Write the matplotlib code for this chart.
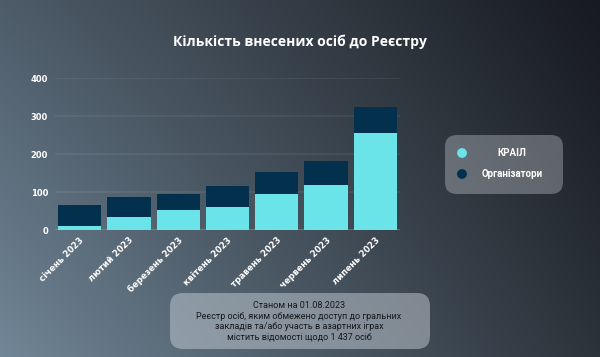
import matplotlib
matplotlib.use('Agg')
import matplotlib.pyplot as plt
import matplotlib.patches as mpatches
import numpy as np

# data
months = ['січень 2023', 'лютий 2023', 'березень 2023', 'квітень 2023',
          'травень 2023', 'червень 2023', 'липень 2023']
krail = [11, 35, 52, 61, 94, 118, 255]
organizers = [54, 52, 44, 56, 58, 64, 70]

CYAN = '#6ae4e8'
NAVY = '#03304c'

W, H = 600, 357

fig = plt.figure(figsize=(W / 100, H / 100), dpi=100)

# background gradient (bilinear between corner colours), pixel-space axes
bg = fig.add_axes([0, 0, 1, 1], zorder=0)
corners = {
    'tl': np.array([0x4e, 0x5c, 0x69]) / 255,
    'tr': np.array([0x17, 0x1a, 0x1f]) / 255,
    'bl': np.array([0x71, 0x86, 0x97]) / 255,
    'br': np.array([0x2c, 0x33, 0x3b]) / 255,
}
xs = np.linspace(0, 1, W)[None, :, None]
ys = np.linspace(0, 1, H)[:, None, None]
top = corners['tl'] * (1 - xs) + corners['tr'] * xs
bottom = corners['bl'] * (1 - xs) + corners['br'] * xs
grad = top * (1 - ys) + bottom * ys
bg.imshow(grad, extent=(0, W, H, 0), aspect='auto', zorder=0)
bg.set_xlim(0, W)
bg.set_ylim(H, 0)
bg.axis('off')

# title
bg.text(300, 42, 'Кількість внесених осіб до Реєстру', ha='center', va='center',
        color='white', fontsize=10, fontweight='bold', family='Open Sans')

# legend box
bg.add_patch(mpatches.FancyBboxPatch((445, 135), 118, 59,
                                     boxstyle='round,pad=0,rounding_size=12',
                                     facecolor='#d0d4da', alpha=0.35,
                                     edgecolor='none', zorder=1))
bg.add_patch(mpatches.Circle((462, 153), 4.2, color=CYAN, zorder=2))
bg.add_patch(mpatches.Circle((462, 174), 4.2, color=NAVY, zorder=2))
bg.text(512, 153, 'КРАІЛ', ha='center', va='center', color='white',
        fontsize=7, fontweight='bold', family='Roboto', zorder=3)
bg.text(512, 174, 'Організатори', ha='center', va='center', color='white',
        fontsize=7, fontweight='bold', family='Roboto', zorder=3)

# note box
bg.add_patch(mpatches.FancyBboxPatch((170, 293), 260, 56,
                                     boxstyle='round,pad=0,rounding_size=13',
                                     facecolor='#c4ccd4', alpha=0.5,
                                     edgecolor='none', zorder=1))
note = ('Станом на 01.08.2023\n'
        'Реєстр осіб, яким обмежено доступ до гральних\n'
        'закладів та/або участь в азартних іграх\n'
        'містить відомості щодо 1 437 осіб')
bg.text(299, 321.5, note, ha='center', va='center', color='#15181c',
        fontsize=6.5, linespacing=1.2, family='Roboto', zorder=3)

# bar chart
ax = fig.add_axes([55 / W, 1 - 230 / H, 345 / W, 152 / H], zorder=1)
ax.patch.set_alpha(0)
x = np.arange(len(months))
ax.bar(x, krail, width=0.88, color=CYAN, zorder=3)
ax.bar(x, organizers, bottom=krail, width=0.88, color=NAVY, zorder=3)

ax.set_xlim(-0.5, len(months) - 0.5)
ax.set_ylim(0, 400)
ax.set_yticks([0, 100, 200, 300, 400])
ax.grid(axis='y', color='white', alpha=0.07, linewidth=1.2, zorder=0)
ax.axhline(0, color='#8a97a3', linewidth=1.2, alpha=0.5, zorder=2)
for s in ax.spines.values():
    s.set_visible(False)
ax.tick_params(length=0, colors='white', labelsize=6, pad=5)
for lbl in ax.get_yticklabels():
    lbl.set_fontweight('bold')
ax.set_xticks(x)
ax.set_xticklabels(months, rotation=45, ha='right', va='top',
                   rotation_mode='anchor', fontweight='bold', fontsize=6.2)
ax.tick_params(axis='x', pad=4)

fig.savefig('out.png', dpi=100)
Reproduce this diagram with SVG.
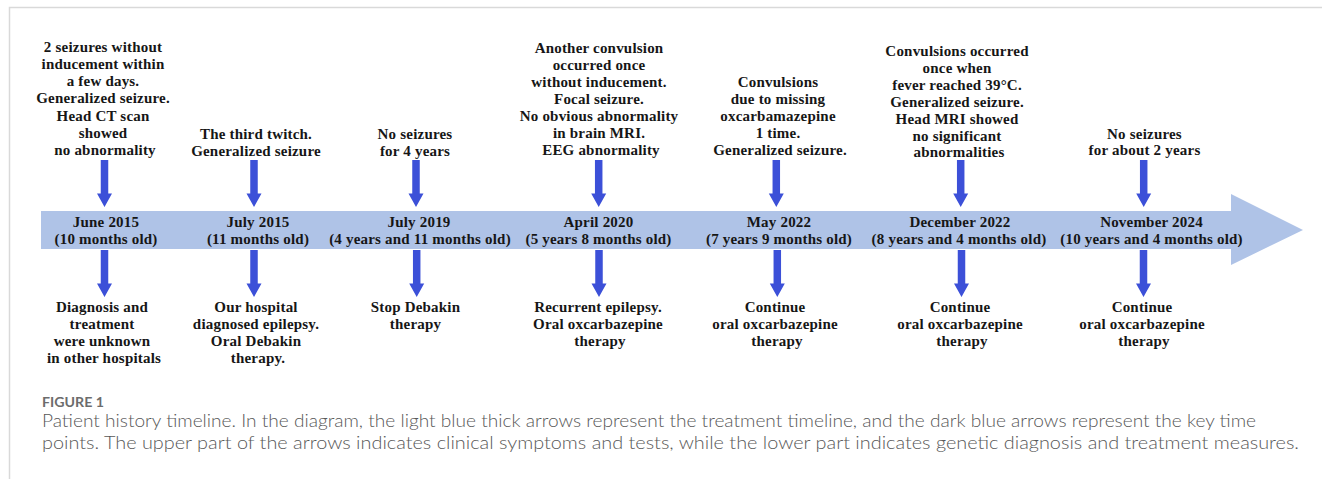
<svg xmlns="http://www.w3.org/2000/svg" xmlns:xlink="http://www.w3.org/1999/xlink" width="1322" height="479" viewBox="0 0 1322 479">
<style>
.t{font-family:"Liberation Serif","Times New Roman",serif;font-weight:bold;font-size:15px;letter-spacing:0.2px;fill:#161616;text-anchor:middle}
.cap{font-family:Lato,"Open Sans",sans-serif;font-size:17px;font-weight:300;fill:#585858}
.fig{font-family:Lato,"Open Sans",sans-serif;font-size:14px;font-weight:bold;fill:#6c6c6c}
.da{fill:#3c50d8}
.frame{stroke:#d9d9d9;stroke-width:1.5;fill:none}
</style>
<defs>
<path id="darr" d="M-3.75,0 H3.75 V33.5 H7.5 L0,47 L-7.5,33.5 H-3.75 Z"/>
</defs>
<rect width="1322" height="479" fill="#ffffff"/>
<path class="frame" d="M9.5,479 V7.5 H1322"/>

<g id="timeline">
<path d="M41,211 H1231 V194 L1303,230 L1231,265 V249 H41 Z" fill="#afc3e7"/>
</g>

<g id="connectors">
<use xlink:href="#darr" class="da" x="104.5" y="160"/>
<use xlink:href="#darr" class="da" x="254" y="160"/>
<use xlink:href="#darr" class="da" x="416" y="160"/>
<use xlink:href="#darr" class="da" x="598.7" y="160"/>
<use xlink:href="#darr" class="da" x="776.3" y="160"/>
<use xlink:href="#darr" class="da" x="960.7" y="160"/>
<use xlink:href="#darr" class="da" x="1143.7" y="160"/>
<use xlink:href="#darr" class="da" x="104.5" y="250"/>
<use xlink:href="#darr" class="da" x="254" y="250"/>
<use xlink:href="#darr" class="da" x="416.7" y="250"/>
<use xlink:href="#darr" class="da" x="599" y="250"/>
<use xlink:href="#darr" class="da" x="777.3" y="250"/>
<use xlink:href="#darr" class="da" x="961.5" y="250"/>
<use xlink:href="#darr" class="da" x="1143.5" y="250"/>
</g>

<g id="event-2015-06">
<text class="t" x="105">
<tspan x="105" y="51.8">2 seizures without</tspan>
<tspan x="105" y="69">inducement within</tspan>
<tspan x="105" y="86.2">a few days.</tspan>
<tspan x="105" y="103.4">Generalized seizure.</tspan>
<tspan x="105" y="120.6">Head CT scan</tspan>
<tspan x="105" y="137.8">showed</tspan>
<tspan x="105" y="155">no abnormality</tspan>
</text>
<text class="t"><tspan x="106" y="227">June 2015</tspan><tspan x="106" y="243.5">(10 months old)</tspan></text>
<text class="t">
<tspan x="104" y="312">Diagnosis and</tspan>
<tspan x="104" y="329">treatment</tspan>
<tspan x="104" y="346">were unknown</tspan>
<tspan x="104" y="363">in other hospitals</tspan>
</text>
</g>

<g id="event-2015-07">
<text class="t"><tspan x="256" y="139">The third twitch.</tspan><tspan x="256" y="156">Generalized seizure</tspan></text>
<text class="t"><tspan x="258" y="227">July 2015</tspan><tspan x="258" y="243.5">(11 months old)</tspan></text>
<text class="t">
<tspan x="258" y="312">Our hospital</tspan>
<tspan x="258" y="329">diagnosed epilepsy.</tspan>
<tspan x="258" y="346">Oral Debakin</tspan>
<tspan x="258" y="363">therapy.</tspan>
</text>
</g>

<g id="event-2019-07">
<text class="t"><tspan x="415" y="139">No seizures</tspan><tspan x="415" y="156">for 4 years</tspan></text>
<text class="t"><tspan x="419" y="227">July 2019</tspan><tspan x="420" y="243.5">(4 years and 11 months old)</tspan></text>
<text class="t"><tspan x="415.5" y="312">Stop Debakin</tspan><tspan x="415.5" y="329">therapy</tspan></text>
</g>

<g id="event-2020-04">
<text class="t">
<tspan x="601" y="52.5">Another convulsion</tspan>
<tspan x="601" y="69.6">occurred once</tspan>
<tspan x="601" y="86.7">without inducement.</tspan>
<tspan x="601" y="103.8">Focal seizure.</tspan>
<tspan x="601" y="120.9">No obvious abnormality</tspan>
<tspan x="601" y="138">in brain MRI.</tspan>
<tspan x="601" y="155.1">EEG abnormality</tspan>
</text>
<text class="t"><tspan x="598.5" y="227">April 2020</tspan><tspan x="598.5" y="243.5">(5 years 8 months old)</tspan></text>
<text class="t">
<tspan x="600" y="312">Recurrent epilepsy.</tspan>
<tspan x="600" y="329">Oral oxcarbazepine</tspan>
<tspan x="600" y="346">therapy</tspan>
</text>
</g>

<g id="event-2022-05">
<text class="t">
<tspan x="780" y="86.5">Convulsions</tspan>
<tspan x="780" y="103.5">due to missing</tspan>
<tspan x="780" y="120.5">oxcarbamazepine</tspan>
<tspan x="780" y="137.5">1 time.</tspan>
<tspan x="780" y="154.5">Generalized seizure.</tspan>
</text>
<text class="t"><tspan x="779" y="227">May 2022</tspan><tspan x="779" y="243.5">(7 years 9 months old)</tspan></text>
<text class="t">
<tspan x="777" y="312">Continue</tspan>
<tspan x="777" y="329">oral oxcarbazepine</tspan>
<tspan x="777" y="346">therapy</tspan>
</text>
</g>

<g id="event-2022-12">
<text class="t">
<tspan x="959" y="56">Convulsions occurred</tspan>
<tspan x="959" y="72.9">once when</tspan>
<tspan x="959" y="89.8">fever reached 39°C.</tspan>
<tspan x="959" y="106.7">Generalized seizure.</tspan>
<tspan x="959" y="123.6">Head MRI showed</tspan>
<tspan x="959" y="140.5">no significant</tspan>
<tspan x="959" y="157.4">abnormalities</tspan>
</text>
<text class="t"><tspan x="960" y="227">December 2022</tspan><tspan x="959" y="243.5">(8 years and 4 months old)</tspan></text>
<text class="t">
<tspan x="962" y="312">Continue</tspan>
<tspan x="962" y="329">oral oxcarbazepine</tspan>
<tspan x="962" y="346">therapy</tspan>
</text>
</g>

<g id="event-2024-11">
<text class="t"><tspan x="1144.5" y="138.5">No seizures</tspan><tspan x="1144.5" y="155">for about 2 years</tspan></text>
<text class="t"><tspan x="1151.5" y="227">November 2024</tspan><tspan x="1151.5" y="243.5">(10 years and 4 months old)</tspan></text>
<text class="t">
<tspan x="1144" y="312">Continue</tspan>
<tspan x="1144" y="329">oral oxcarbazepine</tspan>
<tspan x="1144" y="346">therapy</tspan>
</text>
</g>

<g id="caption">
<text class="fig" x="42" y="407" textLength="62" lengthAdjust="spacingAndGlyphs">FIGURE 1</text>
<text class="cap" x="42" y="427" textLength="1214" lengthAdjust="spacingAndGlyphs">Patient history timeline. In the diagram, the light blue thick arrows represent the treatment timeline, and the dark blue arrows represent the key time</text>
<text class="cap" x="42" y="449" textLength="1257" lengthAdjust="spacingAndGlyphs">points. The upper part of the arrows indicates clinical symptoms and tests, while the lower part indicates genetic diagnosis and treatment measures.</text>
</g>
</svg>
-----
- **PROBLEM**
Starting with the first line of the data above and ending with the line containing "fig = plt.figure(figsize=(W", please restate every line exactly, leaving images out.

- **TASK ANSWER**
Write the matplotlib code for this chart.
import matplotlib
matplotlib.use('Agg')
import matplotlib.pyplot as plt
import matplotlib.patches as mpatches
import numpy as np

# data
months = ['січень 2023', 'лютий 2023', 'березень 2023', 'квітень 2023',
          'травень 2023', 'червень 2023', 'липень 2023']
krail = [11, 35, 52, 61, 94, 118, 255]
organizers = [54, 52, 44, 56, 58, 64, 70]

CYAN = '#6ae4e8'
NAVY = '#03304c'

W, H = 600, 357

fig = plt.figure(figsize=(W / 100, H / 100), dpi=100)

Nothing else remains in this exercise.